==== Given material ====
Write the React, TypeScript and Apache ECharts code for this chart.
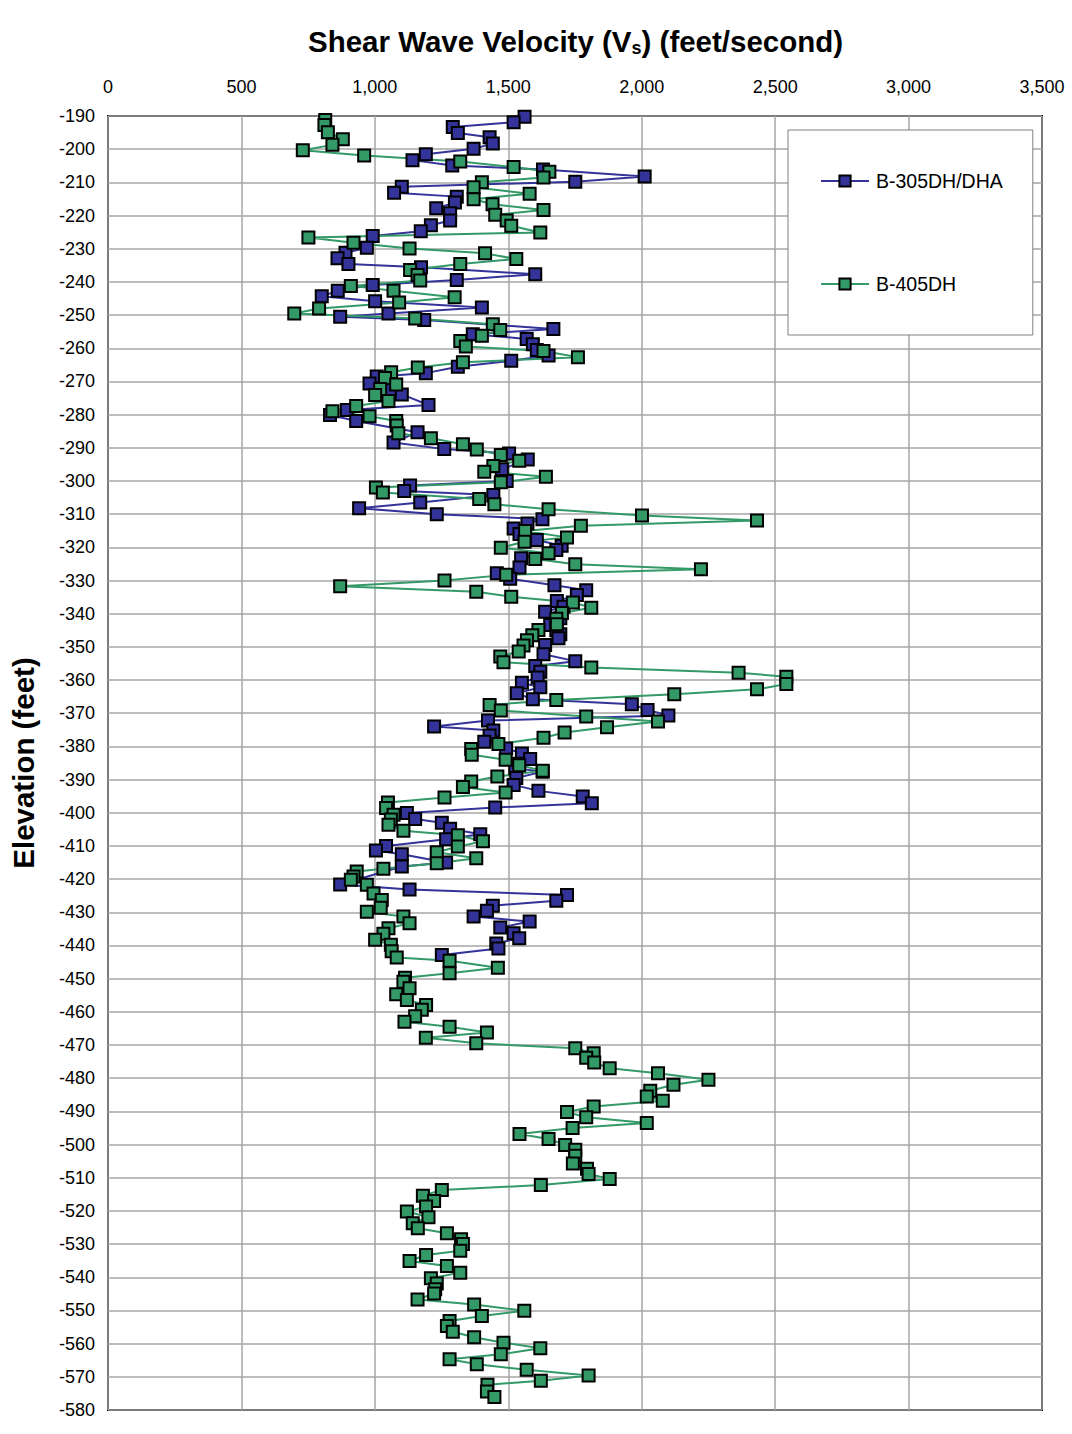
import React, { useEffect, useRef } from "react";
import * as echarts from "echarts";

// B-305DH/DHA : elevation (ft) and shear wave velocity (ft/s)
const elevB305 = [
  -190.2, -191.9, -193.3, -195.1, -196.4, -198.3, -199.9, -201.5, -203.3, -204.9,
  -206.1, -208.2, -209.8, -211.3, -213.1, -214.3, -216.1, -217.8, -219.3, -221.5,
  -222.9, -224.7, -226.2, -229.7, -231.2, -232.9, -234.6, -235.6, -237.7, -239.4,
  -240.9, -242.7, -244.3, -245.8, -247.7, -249.5, -250.5, -251.5, -254.2, -255.8,
  -257.2, -258.8, -260.5, -262.2, -263.8, -265.6, -267.5, -268.5, -270.6, -272.6,
  -273.9, -277.1, -278.6, -280.1, -281.9, -285.3, -288.4, -290.4, -291.7, -293.5,
  -296.5, -300.0, -301.4, -303.0, -304.2, -306.5, -308.2, -310.0, -311.5, -312.8,
  -314.3, -316.0, -317.8, -319.5, -320.8, -323.3, -326.1, -327.8, -329.5, -331.4,
  -332.9, -334.4, -336.2, -337.9, -339.4, -341.4, -343.4, -345.0, -346.2, -347.4,
  -349.4, -352.2, -354.3, -355.8, -357.5, -359.2, -360.8, -362.2, -364.0, -365.8,
  -367.3, -369.0, -370.7, -372.2, -374.0, -375.2, -376.7, -378.6, -380.6, -382.1,
  -383.8, -385.2, -386.6, -387.6, -389.5, -391.6, -393.4, -395.1, -397.1, -398.4,
  -400.1, -401.9, -403.0, -404.8, -406.5, -408.0, -410.0, -411.4, -412.5, -415.0,
  -416.2, -421.6, -423.1, -424.8, -426.5, -428.0, -429.5, -431.3, -432.8, -434.6,
  -436.3, -437.8, -439.4, -440.9, -442.9,
];
const vsB305 = [
  1561, 1520, 1292, 1311, 1430, 1442, 1370, 1191, 1141, 1290,
  1630, 2011, 1751, 1101, 1072, 1307, 1300, 1230, 1282, 1282,
  1210, 1172, 992, 970, 890, 860, 901, 1173, 1601, 1307,
  992, 861, 801, 1001, 1401, 1051, 870, 1185, 1669, 1367,
  1569, 1592, 1607, 1651, 1511, 1311, 1191, 1007, 980, 1057,
  1101, 1201, 895, 832, 930, 1160, 1070, 1260, 1503, 1573,
  1476, 1494, 1132, 1110, 1444, 1170, 941, 1232, 1628, 1572,
  1520, 1542, 1607, 1700, 1680, 1548, 1542, 1457, 1507, 1673,
  1792, 1757, 1682, 1707, 1638, 1695, 1657, 1680, 1695, 1688,
  1638, 1632, 1751, 1601, 1620, 1610, 1551, 1620, 1532, 1592,
  1963, 2022, 2100, 1424, 1222, 1444, 1430, 1410, 1492, 1551,
  1582, 1530, 1526, 1629, 1530, 1520, 1613, 1779, 1813, 1451,
  1120, 1151, 1251, 1282, 1395, 1267, 1042, 1004, 1101, 1267,
  1101, 870, 1130, 1720, 1680, 1442, 1420, 1370, 1580, 1470,
  1520, 1541, 1455, 1463, 1251,
];

// B-405DH : elevation (ft) and shear wave velocity (ft/s)
const elevB405 = [
  -189.7, -191.2, -192.7, -194.9, -197.0, -198.7, -200.3, -201.9, -203.7, -205.4,
  -206.8, -208.5, -210.0, -211.5, -213.4, -215.1, -216.6, -218.3, -219.8, -221.5,
  -223.1, -225.1, -226.6, -228.2, -229.9, -231.4, -233.1, -234.6, -236.4, -237.9,
  -239.6, -241.2, -242.7, -244.6, -246.2, -248.0, -249.5, -251.0, -252.8, -254.5,
  -256.2, -257.8, -259.5, -260.8, -262.7, -264.2, -265.8, -267.2, -269.0, -270.9,
  -272.3, -274.1, -275.9, -277.4, -279.0, -280.5, -281.9, -283.3, -285.6, -287.1,
  -288.9, -290.5, -292.2, -293.9, -295.5, -297.2, -298.7, -300.4, -302.0, -303.5,
  -305.4, -307.0, -308.5, -310.4, -311.9, -313.5, -315.1, -317.0, -318.3, -320.1,
  -321.8, -323.5, -325.1, -326.6, -328.3, -330.0, -331.7, -333.4, -334.9, -336.6,
  -338.2, -339.8, -341.5, -343.2, -344.9, -346.5, -348.0, -349.6, -351.4, -352.9,
  -354.6, -356.2, -357.8, -359.0, -361.2, -362.8, -364.3, -366.0, -367.5, -369.2,
  -371.0, -372.5, -374.2, -375.8, -377.4, -379.3, -380.8, -382.5, -384.0, -385.7,
  -387.3, -389.1, -390.6, -392.2, -393.9, -395.4, -396.9, -398.6, -400.6, -402.0,
  -403.6, -405.4, -406.8, -408.6, -410.2, -411.9, -413.7, -415.2, -416.9, -417.7,
  -419.2, -420.2, -421.7, -424.3, -426.3, -428.6, -429.8, -431.3, -433.3, -434.8,
  -436.5, -438.3, -439.8, -441.7, -443.6, -444.6, -446.7, -448.4, -449.7, -450.9,
  -452.9, -454.7, -456.4, -457.9, -459.4, -461.3, -463.0, -464.5, -466.2, -467.8,
  -469.5, -471.0, -472.5, -473.8, -475.3, -477.0, -478.5, -480.5, -482.0, -483.8,
  -485.5, -486.8, -488.5, -490.2, -491.8, -493.5, -495.0, -496.8, -498.3, -500.1,
  -501.6, -503.4, -505.7, -507.3, -508.9, -510.4, -512.2, -513.7, -515.4, -517.0,
  -518.7, -520.2, -521.9, -523.7, -525.2, -526.7, -528.5, -530.0, -532.0, -533.3,
  -535.1, -536.6, -538.6, -540.3, -541.9, -543.6, -544.9, -546.7, -548.2, -550.1,
  -551.7, -553.2, -554.7, -556.4, -558.1, -559.7, -561.4, -563.2, -564.7, -566.2,
  -567.9, -569.6, -571.2, -572.4, -574.4, -576.1,
];
const vsB405 = [
  820, 814, 811, 824, 880, 841, 730, 960, 1320, 1520,
  1654, 1632, 1401, 1370, 1580, 1370, 1441, 1632, 1451, 1494,
  1511, 1620, 751, 920, 1130, 1413, 1530, 1320, 1132, 1160,
  1170, 910, 1070, 1299, 1091, 791, 698, 1151, 1442, 1470,
  1401, 1320, 1341, 1632, 1761, 1330, 1161, 1061, 1038, 1080,
  1020, 1001, 1051, 930, 841, 980, 1080, 1082, 1088, 1210,
  1330, 1382, 1472, 1541, 1444, 1410, 1641, 1472, 1004, 1030,
  1391, 1448, 1651, 2001, 2432, 1772, 1563, 1720, 1561, 1472,
  1651, 1601, 1751, 2222, 1492, 1261, 870, 1380, 1511, 1742,
  1811, 1701, 1680, 1682, 1613, 1590, 1570, 1557, 1539, 1470,
  1482, 1811, 2363, 2542, 2542, 2432, 2122, 1680, 1430, 1472,
  1792, 2061, 1870, 1711, 1632, 1463, 1361, 1363, 1490, 1541,
  1629, 1459, 1361, 1330, 1490, 1261, 1049, 1042, 1070, 1060,
  1051, 1107, 1311, 1405, 1311, 1232, 1380, 1232, 1032, 932,
  920, 910, 970, 995, 1026, 1022, 970, 1107, 1130, 1051,
  1032, 1001, 1060, 1063, 1082, 1280, 1461, 1280, 1113, 1107,
  1130, 1080, 1120, 1192, 1176, 1151, 1111, 1280, 1420, 1191,
  1380, 1751, 1820, 1792, 1822, 1880, 2061, 2250, 2119, 2032,
  2019, 2079, 1820, 1720, 1792, 2019, 1741, 1542, 1651, 1713,
  1751, 1751, 1742, 1795, 1801, 1880, 1622, 1251, 1180, 1222,
  1192, 1120, 1201, 1142, 1161, 1270, 1323, 1330, 1320, 1192,
  1130, 1270, 1320, 1210, 1232, 1226, 1222, 1160, 1372, 1560,
  1401, 1280, 1270, 1292, 1372, 1482, 1620, 1472, 1280, 1382,
  1569, 1801, 1622, 1422, 1420, 1448,
];

const seriesNames = ["B-305DH/DHA", "B-405DH"];
const FONT = "'Liberation Sans', Arial, Helvetica, sans-serif";

export default function App() {
  const ref = useRef<HTMLDivElement>(null);
  useEffect(() => {
    document.body.style.margin = "0";
    const chart = echarts.init(ref.current!, null, { renderer: "svg" });
    const d305 = elevB305.map((e, i) => [vsB305[i], e]);
    const d405 = elevB405.map((e, i) => [vsB405[i], e]);
    const mkSeries = (name: string, data: number[][], color: string) => ({
      name,
      type: "line",
      data,
      symbol: "rect",
      symbolSize: 12,
      lineStyle: { color, width: 2 },
      itemStyle: { color, borderColor: "#000", borderWidth: 2 },
      emphasis: { disabled: true },
    });
    chart.setOption({
      animation: false,
      backgroundColor: "#fff",
      textStyle: { fontFamily: FONT },
      title: {
        left: 303,
        top: 19,
        text: "{a|Shear Wave Velocity (V}{b|s}{a|) (feet/second)}",
        textStyle: {
          rich: {
            a: { fontFamily: FONT, fontSize: 29.5, fontWeight: "bold", color: "#000", lineHeight: 34 },
            b: { fontFamily: FONT, fontSize: 18, fontWeight: "bold", color: "#000", lineHeight: 34, padding: [13, 0, 0, 0] },
          },
        },
      },
      legend: {
        orient: "vertical",
        left: 788,
        top: 130,
        data: seriesNames,
        itemWidth: 48,
        itemHeight: 14,
        itemGap: 83,
        padding: [41, 30, 41, 32],
        backgroundColor: "#fff",
        borderColor: "#808080",
        borderWidth: 1,
        textStyle: { fontFamily: FONT, fontSize: 19.5, color: "#000", padding: [0, 0, 0, 2] },
      },
      grid: {
        left: 108,
        top: 116,
        width: 934,
        height: 1294,
        outerBoundsMode: "none",
        containLabel: false,
        show: true,
        borderColor: "#000",
        borderWidth: 2,
        backgroundColor: "#fff",
      },
      xAxis: {
        type: "value",
        position: "top",
        min: 0,
        max: 3500,
        interval: 500,
        axisLine: { show: false },
        axisTick: { show: false },
        axisLabel: {
          fontFamily: FONT,
          fontSize: 18,
          color: "#000",
          margin: 20,
          showMinLabel: true,
          showMaxLabel: true,
          formatter: (v: number) => v.toLocaleString("en-US"),
        },
        splitLine: { lineStyle: { color: "#a6a6a6", width: 1.5 } },
      },
      yAxis: {
        type: "value",
        min: -580,
        max: -190,
        interval: 10,
        name: "Elevation (feet)",
        nameLocation: "middle",
        nameGap: 70,
        nameTextStyle: { fontFamily: FONT, fontSize: 29.5, fontWeight: "bold", color: "#000" },
        axisLine: { show: false },
        axisTick: { show: false },
        axisLabel: { fontFamily: FONT, fontSize: 18, color: "#000", margin: 13 },
        splitLine: { lineStyle: { color: "#a6a6a6", width: 1.5 } },
      },
      series: [
        mkSeries(seriesNames[0], d305, "#333399"),
        mkSeries(seriesNames[1], d405, "#339966"),
      ],
    });
    return () => chart.dispose();
  }, []);
  return <div ref={ref} style={{ width: 1072, height: 1434 }} />;
}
====
■ **Exercise details**:
Restate only the lines running from the start of the material above through the line containing "import * as", ends included. No pictures.

■ **Output below**:
Write the React, TypeScript and Apache ECharts code for this chart.
import React, { useEffect, useRef } from "react";
import * as echarts from "echarts";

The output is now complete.